:: Data lines ::
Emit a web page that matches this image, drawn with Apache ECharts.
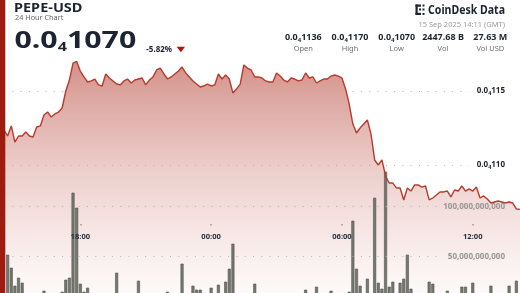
<!DOCTYPE html>
<html><head><meta charset="utf-8">
<script src="https://cdn.jsdelivr.net/npm/echarts@6/dist/echarts.min.js"></script>
<style>html,body{margin:0;padding:0;background:#fff}#c{width:520px;height:293px}</style>
</head><body><div id="c"></div>
<script>
// ---- data ----
const ticker = 'PEPE-USD';
const subtitle = '24 Hour Chart';
const lastPrice = '0.0₄1070';
const change = '-5.82%';
const stamp = '15 Sep 2025 14:11 (GMT)';
const brand = 'CoinDesk Data';
const statLabels = ['Open', 'High', 'Low', 'Vol', 'Vol USD'];
const statValues = ['0.0₄1136', '0.0₄1170', '0.0₄1070', '2447.68 B', '27.63 M'];
const xTickLabels = ['18:00', '00:00', '06:00', '12:00'];
const priceTickLabels = [1100e-8, 1150e-8];
const volumeTickLabels = [50, 100]; // billions

// 10-minute points, 14:30 (14 Sep) .. 14:10 (15 Sep)
const times = [];
for (let i = 0; i < 143; i++) {
  const m = (14 * 60 + 30 + i * 10) % 1440;
  times.push(String(Math.floor(m / 60)).padStart(2, '0') + ':' + String(m % 60).padStart(2, '0'));
}

// price in USD
const price = [
  1123.6e-8, 1119.6e-8, 1126.4e-8, 1115.5e-8, 1119.6e-8, 1119.6e-8, 1122.3e-8, 1119.6e-8, 1118.9e-8, 1125.7e-8,
  1126.4e-8, 1133.8e-8, 1135.8e-8, 1132.4e-8, 1134.5e-8, 1135.8e-8, 1138.5e-8, 1150.0e-8, 1157.4e-8, 1168.9e-8,
  1170.0e-8, 1163.5e-8, 1159.5e-8, 1156.1e-8, 1156.8e-8, 1158.1e-8, 1154.1e-8, 1153.4e-8, 1161.5e-8, 1158.8e-8,
  1156.8e-8, 1154.7e-8, 1154.1e-8, 1156.8e-8, 1158.1e-8, 1155.4e-8, 1157.4e-8, 1158.1e-8, 1158.8e-8, 1154.1e-8,
  1157.4e-8, 1159.5e-8, 1164.2e-8, 1165.5e-8, 1161.5e-8, 1158.1e-8, 1159.5e-8, 1161.5e-8, 1163.5e-8, 1166.2e-8,
  1162.2e-8, 1159.5e-8, 1156.8e-8, 1154.7e-8, 1152.7e-8, 1153.4e-8, 1154.7e-8, 1153.4e-8, 1154.1e-8, 1161.5e-8,
  1158.1e-8, 1160.8e-8, 1158.1e-8, 1148.6e-8, 1151.4e-8, 1154.7e-8, 1167.6e-8, 1165.5e-8, 1164.2e-8, 1159.5e-8,
  1159.5e-8, 1158.8e-8, 1156.8e-8, 1156.1e-8, 1156.1e-8, 1162.2e-8, 1160.1e-8, 1157.4e-8, 1156.1e-8, 1158.8e-8,
  1158.1e-8, 1156.8e-8, 1157.4e-8, 1162.2e-8, 1158.8e-8, 1159.5e-8, 1155.4e-8, 1156.8e-8, 1158.1e-8, 1158.1e-8,
  1160.1e-8, 1160.8e-8, 1160.1e-8, 1158.8e-8, 1151.4e-8, 1141.2e-8, 1127.7e-8, 1121.6e-8, 1125.0e-8, 1127.7e-8,
  1130.4e-8, 1120.9e-8, 1103.4e-8, 1100.0e-8, 1103.4e-8, 1092.6e-8, 1087.8e-8, 1087.8e-8, 1084.5e-8, 1084.5e-8,
  1076.4e-8, 1084.5e-8, 1082.4e-8, 1086.5e-8, 1086.5e-8, 1085.1e-8, 1085.8e-8, 1076.4e-8, 1077.7e-8, 1079.7e-8,
  1081.8e-8, 1081.8e-8, 1082.4e-8, 1078.4e-8, 1083.1e-8, 1082.4e-8, 1085.8e-8, 1082.4e-8, 1083.8e-8, 1082.4e-8,
  1085.1e-8, 1077.7e-8, 1079.1e-8, 1077.0e-8, 1074.3e-8, 1075.0e-8, 1075.7e-8, 1075.0e-8, 1074.3e-8, 1075.0e-8,
  1074.3e-8, 1070.3e-8, 1070.0e-8
];

// volume in billions of PEPE
const volumeB = [
  9, 52, 39, 21, 29, 24, 8, 6, 10, 7,
  5, 16, 9, 6, 8, 11, 15, 27, 29, 114,
  99, 23, 15, 19, 9, 7, 11, 6, 8, 5,
  9, 34, 7, 10, 6, 8, 5, 26, 9, 7,
  12, 6, 8, 5, 7, 15, 9, 6, 11, 43,
  8, 10, 21, 17, 17, 9, 12, 19, 10, 22,
  11, 25, 38, 63, 9, 7, 12, 8, 6, 23,
  7, 5, 8, 6, 10, 7, 5, 9, 6, 4,
  8, 6, 11, 17, 7, 9, 20, 8, 5, 10,
  16, 7, 9, 12, 11, 15, 86, 38, 21, 12,
  28, 10, 109, 24, 18, 135, 20, 25, 12, 24,
  28, 52, 18, 9, 11, 7, 10, 25, 23, 8,
  6, 10, 16, 7, 9, 12, 20, 20, 11, 24,
  9, 7, 10, 12, 21, 8, 6, 9, 11, 21,
  10, 26, 12
];

// ---- helpers ----
const FF = 'Noto Sans';
const DARK = '#1c2431';
function subRich(s, a, b) { // '0.0₄1136' -> rich tokens
  const i = s.indexOf('₄');
  if (i < 0) return '{' + a + '|' + s + '}';
  return '{' + a + '|' + s.slice(0, i) + '}{' + b + '|4}{' + a + '|' + s.slice(i + 1) + '}';
}
const near = (v, arr) => arr.some(t => Math.abs(v - t) < 1e-12);

const chart = echarts.init(document.getElementById('c'), null, {renderer: 'canvas'});

const statX = [303.3, 350, 396.7, 443, 490.3];
const graphics = [];
graphics.push({type: 'rect', z: 100, shape: {x: 0, y: 0, width: 5.3, height: 293}, style: {fill: '#9e1b10'}});
graphics.push({type: 'text', z: 100, x: 14, y: 8, scaleX: 1.16,
  style: {text: ticker, fontSize: 12.5, fontWeight: 'bold', fontFamily: FF, fill: DARK, verticalAlign: 'middle', textVerticalAlign: 'middle'}});
graphics.push({type: 'text', z: 100, x: 15, y: 18.4,
  style: {text: subtitle, fontSize: 7.3, fontFamily: FF, fill: '#666', verticalAlign: 'middle', textVerticalAlign: 'middle'}});
graphics.push({type: 'text', z: 100, x: 14.5, y: 41, scaleX: 1.29,
  style: {text: subRich(lastPrice, 'm', 's'), verticalAlign: 'middle', textVerticalAlign: 'middle',
    rich: {
      m: {fontSize: 23.5, fontWeight: 'bold', fontFamily: FF, fill: DARK, lineHeight: 26},
      s: {fontSize: 12.5, fontWeight: 'bold', fontFamily: FF, fill: DARK, lineHeight: 19.7, verticalAlign: 'bottom'}
    }}});
graphics.push({type: 'text', z: 100, x: 146.3, y: 49.5,
  style: {text: change, fontSize: 8, fontWeight: 'bold', fontFamily: FF, fill: DARK, verticalAlign: 'middle', textVerticalAlign: 'middle'}});
graphics.push({type: 'polygon', z: 100, shape: {points: [[176.7, 46.7], [185, 46.7], [180.85, 52.2]]}, style: {fill: '#b3140c'}});
graphics.push({type: 'text', z: 100, x: 505, y: 10.3, scaleX: 0.88,
  style: {text: brand, fontSize: 12, fontWeight: 'bold', fontFamily: FF, fill: DARK, align: 'right', textAlign: 'right', verticalAlign: 'middle', textVerticalAlign: 'middle'}});
graphics.push({type: 'group', z: 100, x: 415, y: 4, children: [
  {type: 'rect', shape: {x: 0.5, y: 0.5, width: 2.2, height: 10.5}, style: {fill: DARK}},
  {type: 'rect', shape: {x: 0.5, y: 0.5, width: 5.5, height: 2.2}, style: {fill: DARK}},
  {type: 'rect', shape: {x: 0.5, y: 8.8, width: 5.5, height: 2.2}, style: {fill: DARK}},
  {type: 'rect', shape: {x: 7.5, y: 0.5, width: 2, height: 2}, style: {fill: DARK}},
  {type: 'rect', shape: {x: 7.5, y: 4.5, width: 2, height: 2}, style: {fill: DARK}},
  {type: 'rect', shape: {x: 7.5, y: 9, width: 2, height: 2}, style: {fill: DARK}},
  {type: 'rect', shape: {x: 4, y: 4.5, width: 2, height: 2}, style: {fill: DARK}}
]});
graphics.push({type: 'text', z: 100, x: 505, y: 25,
  style: {text: stamp, fontSize: 7.5, fontFamily: FF, fill: '#9b9b9b', align: 'right', textAlign: 'right', verticalAlign: 'middle', textVerticalAlign: 'middle'}});
statValues.forEach((v, k) => {
  graphics.push({type: 'text', z: 100, x: statX[k], y: 37.4,
    style: {text: subRich(v, 'm', 's'), align: 'center', textAlign: 'center', verticalAlign: 'middle', textVerticalAlign: 'middle',
      rich: {
        m: {fontSize: 9, fontWeight: 'bold', fontFamily: FF, fill: DARK, lineHeight: 11},
        s: {fontSize: 6, fontWeight: 'bold', fontFamily: FF, fill: DARK, lineHeight: 9.3, verticalAlign: 'bottom'}
      }}});
  graphics.push({type: 'text', z: 100, x: statX[k], y: 48.8,
    style: {text: statLabels[k], fontSize: 7.5, fontFamily: FF, fill: '#6f6f6f', align: 'center', textAlign: 'center', verticalAlign: 'middle', textVerticalAlign: 'middle'}});
});

const gridLine = {type: [1, 7.3], color: '#b4b4b4', width: 1};

const option = {
  animation: false,
  backgroundColor: '#ffffff',
  grid: [
    {left: 4, right: 0, top: 17, height: 296, outerBoundsMode: 'none', containLabel: false},
    {left: 4, right: 0, top: 156.7, height: 150, outerBoundsMode: 'none', containLabel: false},
    {left: 4, right: 0, top: 0, height: 224, outerBoundsMode: 'none', containLabel: false}
  ],
  xAxis: [
    {type: 'category', gridIndex: 0, data: times, boundaryGap: false, show: false},
    {type: 'category', gridIndex: 1, data: times, boundaryGap: false, show: false},
    {type: 'category', gridIndex: 2, data: times, boundaryGap: false, z: 20,
      axisLine: {show: false},
      axisTick: {show: true, alignWithLabel: true, interval: (i, v) => xTickLabels.includes(v), length: 1.5,
        lineStyle: {color: '#9a9a9a', width: 1.5}},
      axisLabel: {interval: (i, v) => xTickLabels.includes(v), margin: 9, fontSize: 7.6, fontWeight: 'bold',
        color: '#28313e', fontFamily: FF},
      splitLine: {show: false}}
  ],
  yAxis: [
    {type: 'value', gridIndex: 0, position: 'right', min: 1000e-8, max: 1200e-8, interval: 50e-8, z: 20,
      axisLine: {show: false}, axisTick: {show: false}, splitLine: {show: false},
      axisLabel: {inside: true, margin: 15,
        formatter: v => near(v, priceTickLabels) ? subRich('0.0₄' + Math.round(v * 1e7), 'a', 'b') : '',
        rich: {
          a: {fontSize: 8, fontWeight: 'bold', fontFamily: FF, color: DARK, lineHeight: 10},
          b: {fontSize: 5.5, fontWeight: 'bold', fontFamily: FF, color: DARK, lineHeight: 8.6, verticalAlign: 'bottom'}
        }}},
    {type: 'value', gridIndex: 1, position: 'right', min: 0, max: 150, interval: 50, z: 20,
      axisLine: {show: false}, axisTick: {show: false}, splitLine: {show: false},
      axisLabel: {inside: true, margin: 15, fontSize: 8, fontWeight: 'bold', fontFamily: FF, color: '#959595',
        formatter: v => volumeTickLabels.includes(v) ? (v * 1e9).toLocaleString('en-US') : ''}},
    {type: 'value', gridIndex: 2, show: false}
  ],
  series: [
    {type: 'line', xAxisIndex: 0, yAxisIndex: 0, data: price, symbol: 'none', showSymbol: false,
      lineStyle: {color: '#b73a2d', width: 1.4},
      areaStyle: {origin: 'start', color: {type: 'linear', x: 0, y: 0, x2: 0, y2: 1, colorStops: [
        {offset: 0, color: 'rgba(178,58,45,0.80)'},
        {offset: 0.45, color: 'rgba(190,80,70,0.38)'},
        {offset: 1, color: 'rgba(210,120,110,0.0)'}
      ]}},
      markLine: {silent: true, symbol: ['none', 'none'], label: {show: false}, lineStyle: gridLine, animation: false,
        data: priceTickLabels.map(v => [{xAxis: times[0], yAxis: v}, {xAxis: times[128], yAxis: v}])}},
    {type: 'bar', xAxisIndex: 1, yAxisIndex: 1, data: volumeB, barWidth: 3, z: 3,
      itemStyle: {color: '#75786f', borderColor: '#50534d', borderWidth: 0.6},
      markLine: {silent: true, symbol: ['none', 'none'], label: {show: false}, lineStyle: gridLine, animation: false,
        data: volumeTickLabels.map(v => [{xAxis: times[0], yAxis: v}, {xAxis: times[121], yAxis: v}])}}
  ],
  graphic: graphics
};
chart.setOption(option);
</script></body></html>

:: Aim ::
Restate the data word for word from its first line through the line with "const volumeTickLabels = [50, 100];", leaving out any picture along the way.

:: Problem solution ::
Emit a web page that matches this image, drawn with Apache ECharts.
<!DOCTYPE html>
<html><head><meta charset="utf-8">
<script src="https://cdn.jsdelivr.net/npm/echarts@6/dist/echarts.min.js"></script>
<style>html,body{margin:0;padding:0;background:#fff}#c{width:520px;height:293px}</style>
</head><body><div id="c"></div>
<script>
// ---- data ----
const ticker = 'PEPE-USD';
const subtitle = '24 Hour Chart';
const lastPrice = '0.0₄1070';
const change = '-5.82%';
const stamp = '15 Sep 2025 14:11 (GMT)';
const brand = 'CoinDesk Data';
const statLabels = ['Open', 'High', 'Low', 'Vol', 'Vol USD'];
const statValues = ['0.0₄1136', '0.0₄1170', '0.0₄1070', '2447.68 B', '27.63 M'];
const xTickLabels = ['18:00', '00:00', '06:00', '12:00'];
const priceTickLabels = [1100e-8, 1150e-8];
const volumeTickLabels = [50, 100]; // billions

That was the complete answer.